There are good days when I feel strong and energetic and invincible...but I know that my "quality of life" is not going to get better. I am not the type to feel sorry for myself, but I do now and then because I'm not superwoman. I try to use my sense of humor on the really hard days and ask myself, "Are you above ground?" "Yes,?" "Then it's a good day." And then I chuckle to myself because I know it is true.
Truly, I only have today.  This day. This moment.
If you are anything at all like me, you forget on a daily basis that this could be your very. last. day.
So, I find my joy, wherever it is that day. In a dancing shadow on the wall...or a favorite song...spending time with the ones I love, or even ironing vintage linens...or in the joy of creating just a little something every day.
This poem by Mary Oliver deeply resonates with me.
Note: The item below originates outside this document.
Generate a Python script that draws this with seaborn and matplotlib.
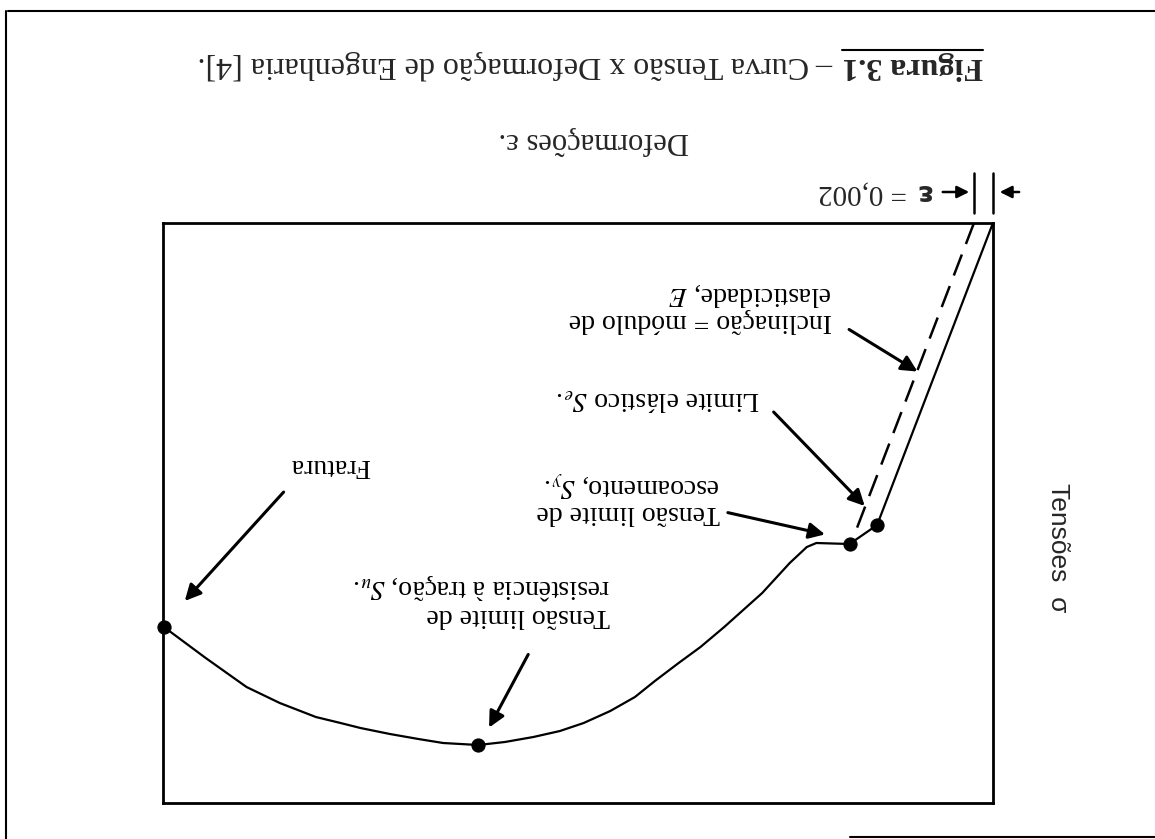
import numpy as np
import pandas as pd
import matplotlib.pyplot as plt
import seaborn as sns
from matplotlib.lines import Line2D

# ------------------------------
#   Curva tensao x deformacao (figura escaneada de cabeca para baixo)
# ------------------------------
strain = [0, 0.0122, 0.0151, 0.0186, 0.0196, 0.0214, 0.0243, 0.0283, 0.0308,
          0.0331, 0.0356, 0.0377, 0.0403, 0.0431, 0.0456, 0.0484, 0.0514, 0.0542,
          0.0579, 0.0605, 0.0635, 0.0666, 0.0687, 0.0713, 0.0751, 0.0786, 0.0829,
          0.0873]
stress = [0, 302, 321, 320, 324, 340, 370, 404, 424,
          440, 458, 474, 488, 500, 508, 514, 519, 522,
          520, 516, 511, 505, 500, 494, 480, 464, 435,
          404]

# pontos marcados: limite elastico, escoamento, resistencia, fratura
mark_strain = [0.0122, 0.0151, 0.0542, 0.0873]
mark_stress = [302, 321, 522, 404]

offset = 0.002          # deformacao de 0,2 %
offset_top = 315        # ate onde vai a reta tracejada

labels = ["Fratura",
          "Tensão limite de\nresistência à tração, $S_u$.",
          "Tensão limite de\nescoamento, $S_y$.",
          "Limite elástico $S_e$.",
          "Inclinação = módulo de\nelasticidade, $E$"]
label_x = [0.0656, 0.0403, 0.0287, 0.0245, 0.0169]
label_y = [242, 377, 274, 176, 84]
arrow_tail_x = [0.0745, 0.0488, 0.0282, 0.0233, 0.0154]
arrow_tail_y = [267, 429, 289, 187, 105]
arrow_head_x = [0.0853, 0.0532, 0.0174, 0.0133, 0.0077]
arrow_head_y = [380, 507, 312, 285, 150]

curve = pd.DataFrame({"strain": strain, "stress": stress})
marks = pd.DataFrame({"strain": mark_strain, "stress": mark_stress})

sns.set_theme(style="white")
plt.rcParams["font.family"] = ["Liberation Serif", "DejaVu Serif"]
plt.rcParams["mathtext.fontset"] = "stix"

fig = plt.figure(figsize=(11.55, 8.39), dpi=100)
ax = fig.add_axes([0.1411, 0.0429, 0.7186, 0.6913])

sns.lineplot(data=curve, x="strain", y="stress", sort=False, color="black",
             linewidth=1.6, ax=ax)
sns.scatterplot(data=marks, x="strain", y="stress", color="black", s=90,
                edgecolor="black", zorder=5, clip_on=False, ax=ax)

# reta paralela deslocada de 0,002
slope = stress[1] / strain[1]
ax.plot([offset, offset + offset_top / slope], [0, offset_top], color="black",
        linewidth=1.8, dashes=(9, 4.5))

# cota do deslocamento acima do grafico
for xb in [0, offset]:
    ax.plot([xb, xb], [-50, -10], color="black", linewidth=1.8, clip_on=False)
ax.annotate("", xy=(0.00221, -31), xytext=(0.00558, -31),
            arrowprops=dict(arrowstyle="-|>", color="black", lw=1.8, mutation_scale=18),
            annotation_clip=False)
ax.annotate("", xy=(-0.00042, -31), xytext=(-0.00305, -31),
            arrowprops=dict(arrowstyle="-|>", color="black", lw=1.8, mutation_scale=18),
            annotation_clip=False)

for txt, tx, ty, ax0, ay0, hx, hy in zip(labels, label_x, label_y, arrow_tail_x,
                                         arrow_tail_y, arrow_head_x, arrow_head_y):
    ax.text(tx, ty, txt, rotation=180, ha="right", va="center",
            multialignment="left", fontsize=20, color="black", linespacing=1.05)
    ax.annotate("", xy=(hx, hy), xytext=(ax0, ay0),
                arrowprops=dict(arrowstyle="-|>", color="black", lw=2.2,
                                mutation_scale=24))

ax.set_xlim(0.0874, 0)
ax.set_ylim(580, 0)
ax.set_xlabel("")
ax.set_ylabel("")
ax.set_xticks([])
ax.set_yticks([])
for sp in ax.spines.values():
    sp.set_color("black")
    sp.set_linewidth(2)

# textos fora do grafico
fig.text(0.7995, 0.771, "ε", rotation=180, ha="center", va="center", fontsize=21,
         weight="bold", family=["DejaVu Sans"])
fig.text(0.7853, 0.771, "= 0,002", rotation=180, ha="right", va="center", fontsize=21)
fig.text(0.514, 0.832, "Deformações ε.", rotation=180, ha="center", va="center", fontsize=22)
fig.text(0.916, 0.347, "Tensões  σ", rotation=270, ha="center", va="center",
         fontsize=19, family=["Liberation Sans", "DejaVu Sans"])
fig.text(0.8511, 0.9225, "Figura 3.1", rotation=180, ha="right", va="center",
         fontsize=23, weight="bold")
fig.text(0.7212, 0.9225, "– Curva Tensão x Deformação de Engenharia [4].", rotation=180,
         ha="right", va="center", fontsize=23)
fig.add_artist(Line2D([0.729, 0.851], [0.9404, 0.9404], color="black", linewidth=1.5))

# moldura da pagina
fig.add_artist(Line2D([0.007, 1.0], [0.987, 0.987], color="black", linewidth=1.5))
fig.add_artist(Line2D([0.005, 0.005], [0.0, 0.987], color="black", linewidth=1.5))
fig.add_artist(Line2D([0.736, 1.0], [0.0024, 0.0024], color="black", linewidth=1.5))

fig.savefig("out.png", dpi=100, facecolor="white")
Especially the very last line. forgive the morbid title, but if you haven't read it, I wanted to share it with you today~
When Death Comes
When death comes
like the hungry bear in autumn
when death comes and takes all the bright coins from his purse
to buy me, and snaps his purse shut;
when death comes
like the measle-pox;
when death comes
like an iceberg between the shoulder blades,
I want to step through the door full of curiosity, wondering;
what is it going to be like, that cottage of darkness?
And therefore I look upon everything
as a brotherhood and a sisterhood,
and I look upon time as no more than an idea,
and I consider eternity as another possibility,
and I think of each life as a flower, as common
as a field daisy, and as singular,
and each name a comfortable music in the mouth
tending as all music does, toward silence,
and each body a lion of courage, and something
precious to the earth.
When it’s over, I want to say: all my life
I was a bride married to amazement.
I was a bridegroom, taking the world into my arms.
When it’s over, I don’t want to wonder
if I have made of my life something particular, and real.
I don’t want to find myself sighing and frightened
or full of argument.
I don’t want to end up simply having visited this world.